Passions and Enthusiasms. In his room, Hirayama has four sets of collections. His carefully nurtured plants, his shelves of cassette tapes, his library of books and a cupboard filled with boxes of carefully dated and stored black and white photographs of the images he takes of the leaves and trees in the park that he takes every day. It’s clear that these passions are important to him and bring him great pleasure.

 

Simplicity. Hirayama leads an analogue rather than a digital life. He has no smartphone, smart television or hi-fi stereo on which to play his music. He lacks a kitchen with all mod cons or a gleaming bathroom with a built-in self cleaning toilet (which are apparently a thing in Japan). The film briefly features three teenagers, his niece, his young co-worker and girlfriend, all of whom are glued to smartphones and all of whom appear to be both dissatisfied and restless.

 

Watching ‘Perfect Days’, I have finally understood what a ‘mindful’ life might look like. It is about the importance of nurturing your mind, body and soul via everyday rhythms and rituals. It’s about caring for yourself and others, whether those others are close to you or not.

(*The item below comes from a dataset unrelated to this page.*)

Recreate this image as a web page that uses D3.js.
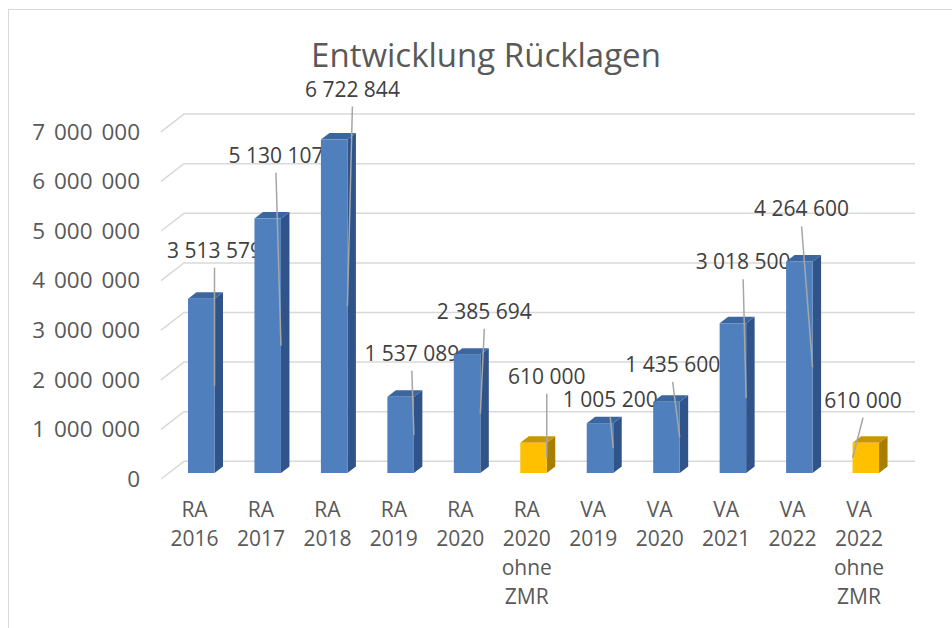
<!DOCTYPE html>
<html>
<head>
<meta charset="utf-8">
<script src="https://cdn.jsdelivr.net/npm/d3@7"></script>
<style>
  body { margin: 0; background: #fff; }
  svg { display: block; font-family: "Open Sans", sans-serif; }
</style>
</head>
<body>
<div id="chart"></div>
<script>
// data
const categories = ["RA 2016", "RA 2017", "RA 2018", "RA 2019", "RA 2020", "RA 2020 ohne ZMR",
                    "VA 2019", "VA 2020", "VA 2021", "VA 2022", "VA 2022 ohne ZMR"];
const values = [3513579, 5130107, 6722844, 1537089, 2385694, 610000,
                1005200, 1435600, 3018500, 4264600, 610000];
const yTicks = [0, 1000000, 2000000, 3000000, 4000000, 5000000, 6000000, 7000000];
const title = "Entwicklung Rücklagen";

// label placement (moved by hand in the original), relative to bar top / right edge
const labelOffsets = [[0, -41], [-5, -56], [5, -43], [-2, -36], [4, -36], [0, -59],
                      [-3, -16], [-7, -30], [-3, -54], [-11, -45], [-16, -35]];
const leaderLeft = [false, false, false, false, false, false, false, false, false, false, true];

const W = 952, H = 628;
const textColor = "#595959";
const grid = "#d9d9d9";
const colors = {
  blue: { front: "#4f80bd", side: "#30538a", top: "#3c669f" },
  gold: { front: "#ffc000", side: "#a87e00", top: "#c89600" }
};

// 3D offsets
const wallDx = 23, wallDy = -17.7;   // front axis -> back wall
const depthDx = 8.5, depthDy = -6.5; // bar depth

const svg = d3.select("#chart").append("svg").attr("width", W).attr("height", H);

// chart frame
svg.append("rect")
  .attr("x", 8.5).attr("y", 9.5).attr("width", W + 10).attr("height", H + 10)
  .attr("fill", "none").attr("stroke", grid);

const x = d3.scaleBand().domain(categories).range([184, 915]);
const y = d3.scaleLinear().domain([0, 7000000]).range([473, 473 - 347.2]);
const fmt = v => d3.format(",")(v).replace(/,/g, " ");

// gridlines (side wall + back wall)
const gridG = svg.append("g");
yTicks.forEach(t => {
  const yf = y(t) + 6, yb = yf + wallDy;
  gridG.append("path")
    .attr("d", `M${184 - wallDx},${yf}L184,${yb}L915,${yb}`)
    .attr("fill", "none").attr("stroke", grid).attr("stroke-width", 1.5);
});

// y axis labels
const yAxisScale = y.copy().range(y.range().map(r => r + 6));
const yAxis = svg.append("g")
  .attr("transform", "translate(140,0)")
  .call(d3.axisLeft(yAxisScale).tickValues(yTicks).tickSize(0).tickPadding(0).tickFormat(fmt));
yAxis.select(".domain").remove();
yAxis.selectAll("text")
  .attr("fill", textColor)
  .style("font-size", "22.5px")
  .style("font-family", "Open Sans")
  .style("word-spacing", "3px");

// bars
const bw = 26.5;
const bars = svg.append("g").selectAll("g")
  .data(categories.map((c, i) => ({ c, v: values[i], i })))
  .join("g");

bars.each(function(d) {
  const g = d3.select(this);
  const col = d.c.includes("ohne") ? colors.gold : colors.blue;
  const x0 = x(d.c) + 4, x1 = x0 + bw;
  const y0 = y(0), y1 = y(d.v);
  g.append("path")
    .attr("d", `M${x1},${y1}L${x1 + depthDx},${y1 + depthDy}L${x1 + depthDx},${y0 + depthDy}L${x1},${y0}Z`)
    .attr("fill", col.side);
  g.append("path")
    .attr("d", `M${x0},${y1}L${x0 + depthDx},${y1 + depthDy}L${x1 + depthDx},${y1 + depthDy}L${x1},${y1}Z`)
    .attr("fill", col.top);
  g.append("rect")
    .attr("x", x0).attr("y", y1).attr("width", bw).attr("height", y0 - y1)
    .attr("fill", col.front);
});

// data labels with leader lines
bars.each(function(d) {
  const g = d3.select(this);
  const x0 = x(d.c) + 4, x1 = x0 + bw;
  const top = y(d.v), mid = (y(0) + top) / 2;
  const [ox, oy] = labelOffsets[d.i];
  const lx = x1 + ox, ly = top + oy;
  g.append("line")
    .attr("x1", lx).attr("y1", ly + 10)
    .attr("x2", leaderLeft[d.i] ? x0 : x1).attr("y2", mid)
    .attr("stroke", "#a6a6a6").attr("stroke-width", 1.5);
  g.append("text")
    .attr("x", lx).attr("y", ly)
    .attr("text-anchor", "middle")
    .attr("fill", "#404040")
    .style("font-size", "21px")
    .text(fmt(d.v));
});

// category labels
svg.append("g").selectAll("text")
  .data(categories)
  .join("text")
  .attr("text-anchor", "middle")
  .attr("fill", textColor)
  .style("font-size", "21px")
  .each(function(c) {
    const t = d3.select(this);
    c.split(" ").forEach((w, k) => {
      t.append("tspan").attr("x", x(c) + 4 + 6.5).attr("y", 517 + k * 29).text(w);
    });
  });

// title
svg.append("text")
  .attr("x", 486).attr("y", 67)
  .attr("text-anchor", "middle")
  .attr("fill", textColor)
  .style("font-size", "33px")
  .text(title);
</script>
</body>
</html>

And finally it is about a daily celebration and awareness of what is around you whilst especially valuing everything that brings you pleasure from the moment you open your eyes to the moment you close them again for the blessed relief of sleep. 

 

Maybe it is salutary that film director Wim Wenders, who is German, decided to set his wonderful film in Japan, which has among the most long lived people in the world. If the older generation lives in a similar way to Hirayama, I think ‘Perfect Days’ may explain why that may be the case.

 

The film ‘Perfect Days’ can be seen on Amazon Prime and Curzon Home Cinema.